● **Job**
Write each line of the material exactly as given, from the top through the line that contains "Bar, XAxis, YAxis", and omit all pictures.

Start of Data shown

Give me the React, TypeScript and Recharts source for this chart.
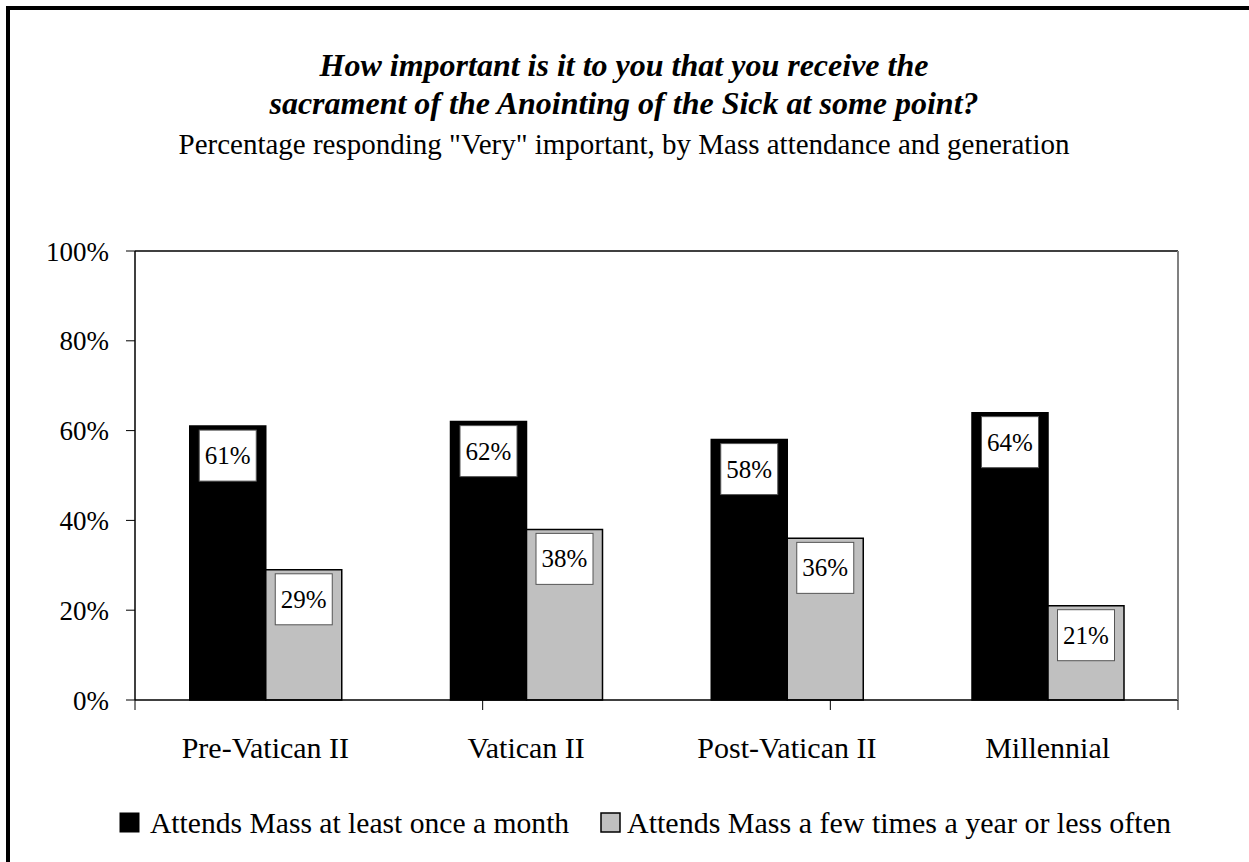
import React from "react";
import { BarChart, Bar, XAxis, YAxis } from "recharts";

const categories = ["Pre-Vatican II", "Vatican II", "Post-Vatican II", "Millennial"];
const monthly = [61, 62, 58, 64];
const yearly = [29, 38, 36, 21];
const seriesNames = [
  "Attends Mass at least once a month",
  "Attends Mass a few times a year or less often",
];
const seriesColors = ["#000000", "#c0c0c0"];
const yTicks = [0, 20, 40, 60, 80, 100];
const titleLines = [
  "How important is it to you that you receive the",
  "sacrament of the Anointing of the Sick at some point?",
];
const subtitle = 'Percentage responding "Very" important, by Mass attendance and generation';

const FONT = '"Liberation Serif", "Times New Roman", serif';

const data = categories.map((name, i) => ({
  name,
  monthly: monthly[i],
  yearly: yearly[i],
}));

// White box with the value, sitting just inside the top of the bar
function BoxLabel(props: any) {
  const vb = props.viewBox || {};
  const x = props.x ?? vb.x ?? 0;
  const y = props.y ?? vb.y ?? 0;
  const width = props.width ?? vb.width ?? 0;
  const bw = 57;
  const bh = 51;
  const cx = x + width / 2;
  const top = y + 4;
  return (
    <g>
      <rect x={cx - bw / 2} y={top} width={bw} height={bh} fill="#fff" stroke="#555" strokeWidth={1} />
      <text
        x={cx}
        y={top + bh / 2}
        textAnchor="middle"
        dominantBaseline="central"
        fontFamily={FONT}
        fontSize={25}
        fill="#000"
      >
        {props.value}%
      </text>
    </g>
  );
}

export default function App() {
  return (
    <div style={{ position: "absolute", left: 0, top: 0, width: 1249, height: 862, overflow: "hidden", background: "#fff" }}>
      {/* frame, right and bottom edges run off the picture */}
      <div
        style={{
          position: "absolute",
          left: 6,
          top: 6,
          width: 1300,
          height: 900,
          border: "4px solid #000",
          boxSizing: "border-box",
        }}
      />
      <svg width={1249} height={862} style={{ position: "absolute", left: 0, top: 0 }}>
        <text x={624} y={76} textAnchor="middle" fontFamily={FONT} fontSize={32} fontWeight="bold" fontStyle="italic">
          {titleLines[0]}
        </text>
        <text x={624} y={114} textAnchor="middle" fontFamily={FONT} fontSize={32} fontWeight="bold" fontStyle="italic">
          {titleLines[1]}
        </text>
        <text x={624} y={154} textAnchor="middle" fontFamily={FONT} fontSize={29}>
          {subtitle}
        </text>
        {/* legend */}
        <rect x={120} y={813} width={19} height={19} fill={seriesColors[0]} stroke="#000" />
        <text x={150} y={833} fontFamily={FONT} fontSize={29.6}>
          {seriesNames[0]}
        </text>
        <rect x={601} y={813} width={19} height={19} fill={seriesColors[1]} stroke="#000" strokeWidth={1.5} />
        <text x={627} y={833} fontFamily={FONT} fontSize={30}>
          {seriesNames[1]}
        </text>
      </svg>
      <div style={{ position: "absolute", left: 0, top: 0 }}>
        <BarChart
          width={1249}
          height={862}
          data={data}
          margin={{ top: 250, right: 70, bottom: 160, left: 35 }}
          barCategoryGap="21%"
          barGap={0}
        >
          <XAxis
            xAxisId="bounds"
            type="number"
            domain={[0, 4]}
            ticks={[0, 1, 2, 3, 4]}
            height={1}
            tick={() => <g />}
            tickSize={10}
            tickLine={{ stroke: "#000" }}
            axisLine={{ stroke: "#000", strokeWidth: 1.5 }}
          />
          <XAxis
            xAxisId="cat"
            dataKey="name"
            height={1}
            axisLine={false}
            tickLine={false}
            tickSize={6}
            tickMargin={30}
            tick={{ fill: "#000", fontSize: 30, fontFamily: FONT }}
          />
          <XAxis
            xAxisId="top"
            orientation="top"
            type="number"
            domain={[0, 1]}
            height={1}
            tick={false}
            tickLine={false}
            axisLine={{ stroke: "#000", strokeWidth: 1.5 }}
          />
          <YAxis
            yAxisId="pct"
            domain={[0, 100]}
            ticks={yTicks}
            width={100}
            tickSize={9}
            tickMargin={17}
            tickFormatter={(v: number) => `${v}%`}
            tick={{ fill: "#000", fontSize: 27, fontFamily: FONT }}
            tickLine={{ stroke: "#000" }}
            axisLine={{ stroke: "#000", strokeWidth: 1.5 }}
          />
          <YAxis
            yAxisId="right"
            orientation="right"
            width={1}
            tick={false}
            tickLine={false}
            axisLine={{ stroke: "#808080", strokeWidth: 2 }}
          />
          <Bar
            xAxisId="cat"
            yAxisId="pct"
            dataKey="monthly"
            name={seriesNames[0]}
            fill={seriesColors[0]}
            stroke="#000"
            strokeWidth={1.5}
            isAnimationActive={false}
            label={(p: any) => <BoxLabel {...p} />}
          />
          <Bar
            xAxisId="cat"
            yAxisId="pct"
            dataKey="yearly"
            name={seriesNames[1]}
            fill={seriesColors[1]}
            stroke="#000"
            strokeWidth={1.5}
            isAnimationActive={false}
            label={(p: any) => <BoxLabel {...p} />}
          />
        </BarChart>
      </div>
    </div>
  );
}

End of Data shown

● **Full output**
Give me the React, TypeScript and Recharts source for this chart.
import React from "react";
import { BarChart, Bar, XAxis, YAxis } from "recharts";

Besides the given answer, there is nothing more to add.